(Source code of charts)
┄┄┄┄┄┄
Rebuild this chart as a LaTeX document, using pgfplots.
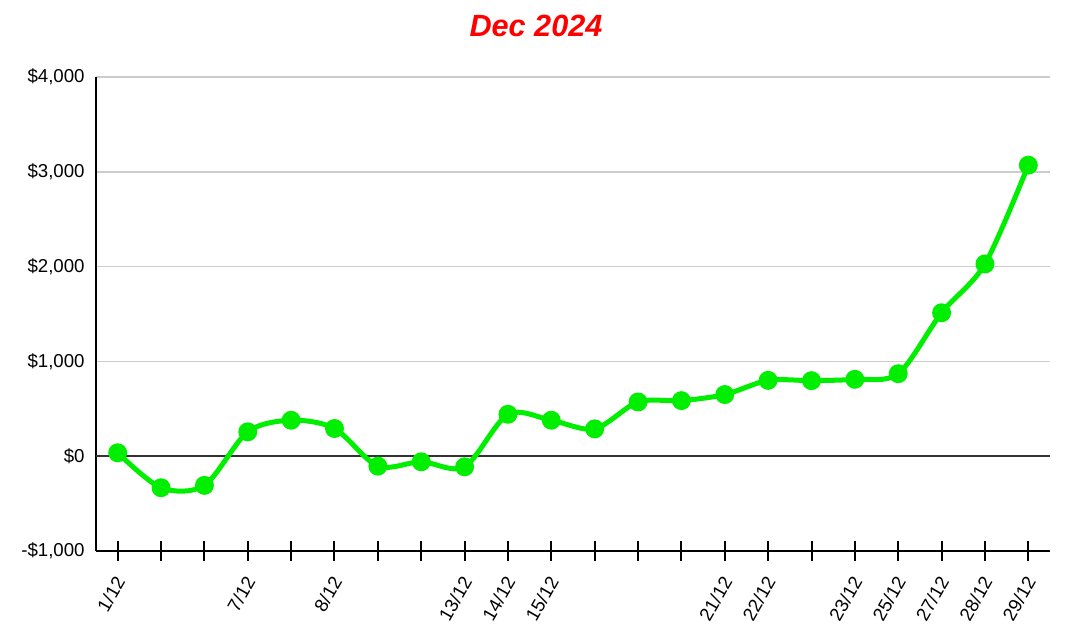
\documentclass[border=0pt]{standalone}
\usepackage{pgfplots}
\pgfplotsset{compat=1.18}
\usepackage{fontspec}
\setmainfont{Liberation Sans}
\definecolor{lgreen}{RGB}{0,238,0}
\definecolor{gridgray}{RGB}{204,204,204}
\begin{document}
\begin{tikzpicture}[x=1pt,y=1pt]
\begin{axis}[
  at={(72pt,67.5pt)}, anchor=south west,
  scale only axis,
  width=715.5pt, height=355.5pt,
  xmin=-0.5, xmax=21.5,
  ymin=-1000, ymax=4000,
  axis x line=bottom, axis y line=left,
  axis line style={-, line width=1.5pt, black},
  xtick={0,...,21},
  xticklabels={1/12,,,7/12,,8/12,,,13/12,14/12,15/12,,,,21/12,22/12,,23/12,25/12,27/12,28/12,29/12},
  xtick style={line width=1.5pt, black},
  tick align=center,
  major tick length=15pt,
  xticklabel style={rotate=60, anchor=east, font=\fontsize{14}{16}\selectfont, yshift=-8.2pt, xshift=-7pt},
  ytick={-1000,0,1000,2000,3000,4000},
  yticklabels={{-\$1,000},{\$0},{\$1,000},{\$2,000},{\$3,000},{\$4,000}},
  ytick style={draw=none},
  yticklabel style={font=\fontsize{14}{16}\selectfont, xshift=2.5pt},
  ymajorgrids,
  grid style={gridgray, line width=1.2pt},
  clip=false,
]
\draw[line width=1.5pt, black!80] (axis cs:-0.5,0) -- (axis cs:21.5,0);
\addplot[lgreen, line width=3.75pt, smooth, tension=0.5, mark=*, mark size=5.2pt, mark options={solid, fill=lgreen, draw=none}] coordinates {
(0,36) (1,-333) (2,-308) (3,257) (4,379) (5,292) (6,-105) (7,-59) (8,-112) (9,442) (10,379) (11,288) (12,572) (13,586) (14,650) (15,800) (16,797) (17,811) (18,870) (19,1513) (20,2028) (21,3070)
};
\end{axis}
\node[text=red, font=\fontsize{23}{26}\selectfont\bfseries\itshape] at (402pt,461pt) {Dec 2024};
\pgfresetboundingbox
\path[use as bounding box] (0,0) rectangle (807pt,480.75pt);
\end{tikzpicture}
\end{document}
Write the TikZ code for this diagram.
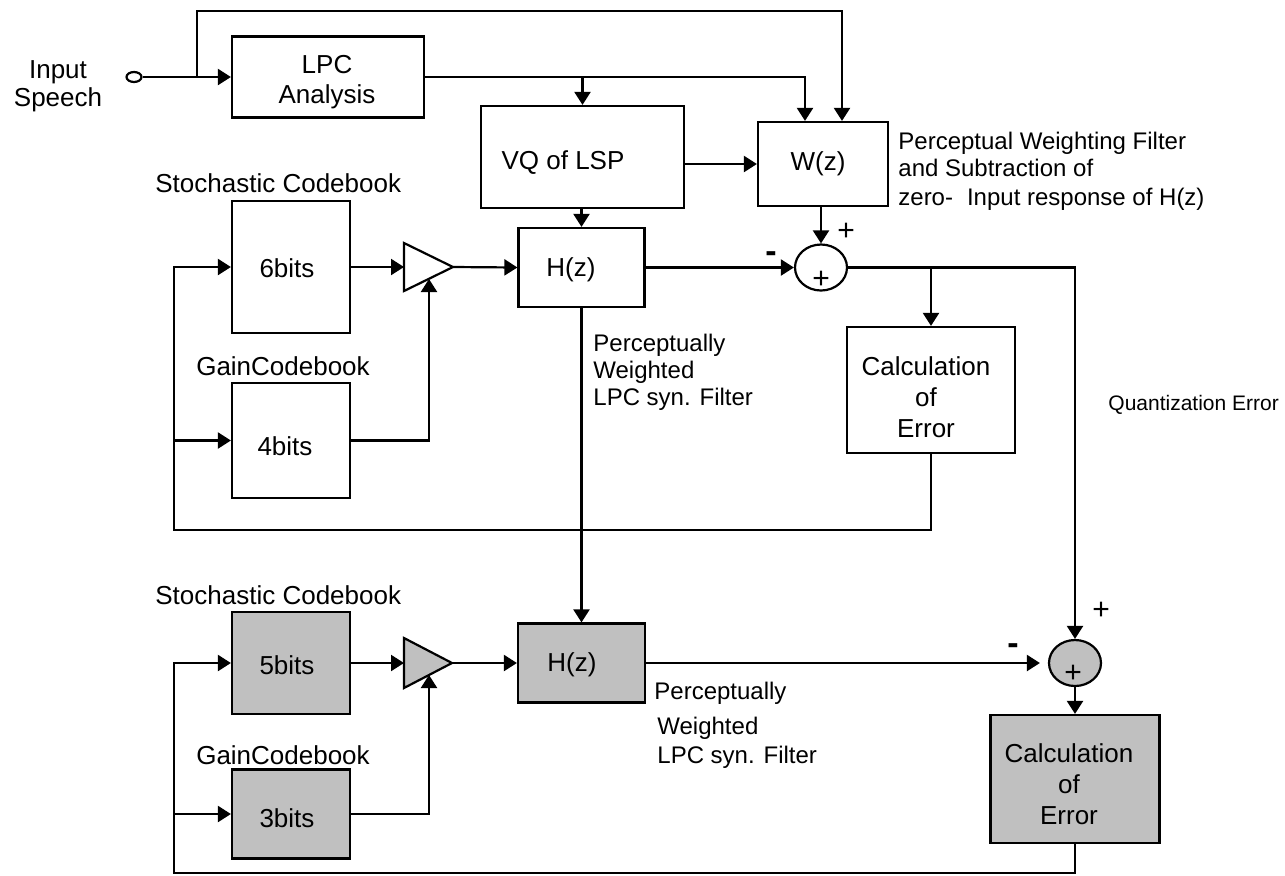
\documentclass[tikz,border=0pt]{standalone}
\usepackage{fontspec}
\setmainfont{Liberation Sans}
\usetikzlibrary{arrows.meta,shapes.geometric}
\definecolor{boxgray}{RGB}{192,192,192}
\newcommand\mainsize{\fontsize{13}{15.5}\selectfont}
\newcommand\lblsize{\fontsize{12}{13.5}\selectfont}
\begin{document}
\begin{tikzpicture}[x=0.5pt,y=-0.5pt,
  box/.style={draw,line width=1.1pt,inner sep=0pt},
  gbox/.style={box,fill=boxgray},
  txt/.style={inner sep=0pt,font=\mainsize,align=center},
  lbl/.style={inner sep=0pt,font=\lblsize,anchor=west,align=left},
  sign/.style={inner sep=0pt,font=\fontsize{15}{15}\selectfont},
  minus/.style={inner sep=0pt,font=\fontsize{17}{17}\selectfont\bfseries},
  ln/.style={line width=1.1pt},
  arr/.style={ln,-{Triangle[length=6.5pt,width=8pt]}},
  sumc/.style={ellipse,draw,line width=1.1pt,inner sep=0pt,minimum width=26pt,minimum height=23pt},
]
\useasboundingbox (0,0) rectangle (1285,875);

% ---------- input ----------
\node[txt,font=\fontsize{13}{14}\selectfont] (inlbl) at (58,86) {Input\\Speech};
\node[ellipse,draw,line width=1.1pt,inner sep=0pt,minimum width=7.5pt,minimum height=5pt] (in) at (134,77) {};

% ---------- upper blocks ----------
\node[box,minimum width=96pt,minimum height=40.5pt] (lpc) at (328,77) {};
\node[txt,font=\fontsize{13}{15}\selectfont] (lpct) at (327,82) {LPC\\Analysis};

\node[box,minimum width=101.5pt,minimum height=51pt] (vq) at (582.5,157) {};
\node[txt] (vqt) at (563,163) {VQ of LSP};

\node[box,minimum width=65pt,minimum height=42pt] (w) at (823,164) {};
\node[txt] (wt) at (818,164) {W(z)};

\node[lbl] (wl1) at (898,143) {Perceptual Weighting Filter};
\node[lbl] (wl2) at (898,168) {and Subtraction of};
\node[lbl] (wl3) at (898,199) {zero-\hspace{7pt}Input response of H(z)};

\node[txt,anchor=west] (sc1) at (155,183) {Stochastic Codebook};
\node[box,minimum width=59pt,minimum height=66pt] (b6) at (291,267) {};
\node[txt] (b6t) at (287,268) {6bits};

\node[txt] (gc1) at (283,366) {GainCodebook};
\node[box,minimum width=59pt,minimum height=57.5pt] (b4) at (291,440.5) {};
\node[txt] (b4t) at (285,446) {4bits};

\draw[ln] (404,243) -- (453,267) -- (404,291) -- cycle;
\coordinate (a1i) at (404,267);
\coordinate (a1o) at (453,267);
\coordinate (a1b) at (429,279);

\node[box,minimum width=63pt,minimum height=39.5pt] (h1) at (581.5,267.5) {};
\node[txt] (h1t) at (571,270) {H(z)};

\node[lbl,align=left] (pw1) at (593,372) {Perceptually\\Weighted\\LPC syn. Filter};

\node[sumc] (s1) at (821,267.5) {};
\node[sign] (s1in) at (821,280) {+};
\node[sign] (s1p) at (846,232) {+};
\node[minus] (s1m) at (771,257) {-};

\node[box,minimum width=84pt,minimum height=63pt] (c1) at (931,390) {};
\node[txt] (c1t) at (926,397) {Calculation\\of\\Error};

\node[inner sep=0pt,anchor=west,font=\fontsize{10.5}{12}\selectfont] (qe) at (1108,405) {Quantization Error};

% ---------- lower blocks ----------
\node[txt,anchor=west] (sc2) at (155,595) {Stochastic Codebook};
\node[gbox,minimum width=59pt,minimum height=51pt] (b5) at (291,663) {};
\node[txt] (b5t) at (287,665) {5bits};

\node[txt] (gc2) at (283,755) {GainCodebook};
\node[gbox,minimum width=59pt,minimum height=44.5pt] (b3) at (291,814) {};
\node[txt] (b3t) at (287,818) {3bits};

\draw[ln,fill=boxgray] (404,638) -- (452,663) -- (404,688) -- cycle;
\coordinate (a2i) at (404,663);
\coordinate (a2o) at (452,663);
\coordinate (a2b) at (429,675);

\node[gbox,minimum width=63.5pt,minimum height=39.5pt] (h2) at (581.5,663) {};
\node[txt] (h2t) at (572,665) {H(z)};

\node[lbl] (pl1) at (654,693) {Perceptually};
\node[lbl] (pl2) at (657,728) {Weighted};
\node[lbl] (pl3) at (657,757) {LPC syn. Filter};

\node[sumc,fill=boxgray] (s2) at (1075,663) {};
\node[sign] (s2in) at (1073,674) {+};
\node[sign] (s2p) at (1101,611) {+};
\node[minus] (s2m) at (1013,649) {-};

\node[gbox,minimum width=84.5pt,minimum height=64pt] (c2) at (1075,779) {};
\node[txt] (c2t) at (1069,784) {Calculation\\of\\Error};

% ---------- connectors (upper) ----------
\coordinate (j1) at (197,77);
\coordinate (top) at (842,11);
\draw[arr] (in.east) -- (lpc.west);
\draw[arr] (j1) |- (top) -- (top |- w.north);
\draw[arr] (lpc.east) -| ([xshift=-9pt]w.north);
\draw[arr] (vq.north |- lpc.east) -- (vq.north);
\draw[arr] (w.west -| vq.east) -- (w.west);
\draw[arr] (h1.north |- vq.south) -- (h1.north);
\draw[arr] (s1.north |- w.south) -- (s1.north);
\draw[arr] (b6.east) -- (a1i);
\draw[arr] (a1o) -- (h1.west);
\draw[arr] (b4.east) -| (a1b);
\draw[arr] (h1.east) -- (s1.west);
\draw[arr] (s1.east) -| (s2.north);
\draw[arr] (c1.north |- s1.east) -- (c1.north);
\coordinate (fb1) at (174,530);
\draw[arr] (c1.south) |- (fb1) |- (b6.west);
\draw[arr] (fb1 |- b4.west) -- (b4.west);

% ---------- connectors (lower) ----------
\draw[arr] (h1.south) -- (h2.north);
\draw[arr] (b5.east) -- (a2i);
\draw[arr] (a2o) -- (h2.west);
\draw[arr] (b3.east) -| (a2b);
\draw[arr] (h2.east) -- ([xshift=-4pt]s2.west);
\draw[arr] (s2.south) -- (s2.south |- c2.north);
\coordinate (fb2) at (174,873);
\draw[arr] (c2.south) |- (fb2) |- (b5.west);
\draw[arr] (fb2 |- b3.west) -- (b3.west);
\end{tikzpicture}
\end{document}
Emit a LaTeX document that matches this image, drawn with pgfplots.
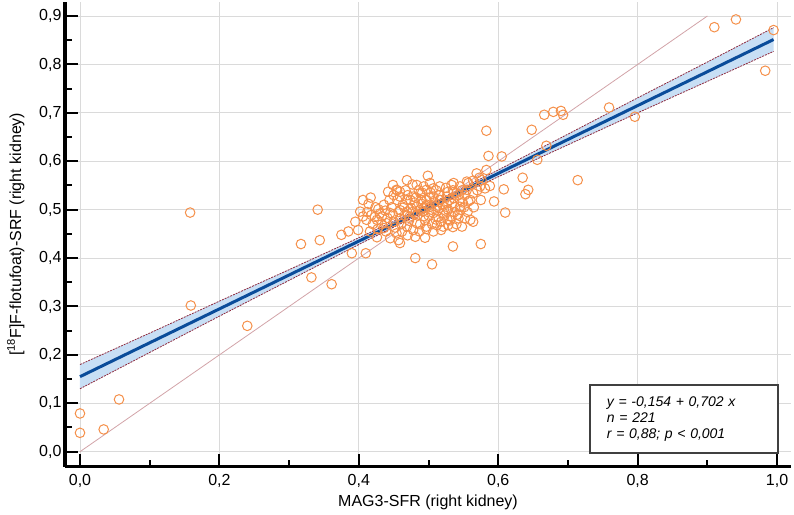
┄┄┄┄┄┄
-- EXERCISE DESCRIPTION --
Return each line among the entries that holds the word "this".

-- RIGHT ANSWER --
Rebuild this chart as a LaTeX document, using pgfplots.
Write the TikZ code for this diagram.
Emit a LaTeX document that matches this image, drawn with pgfplots.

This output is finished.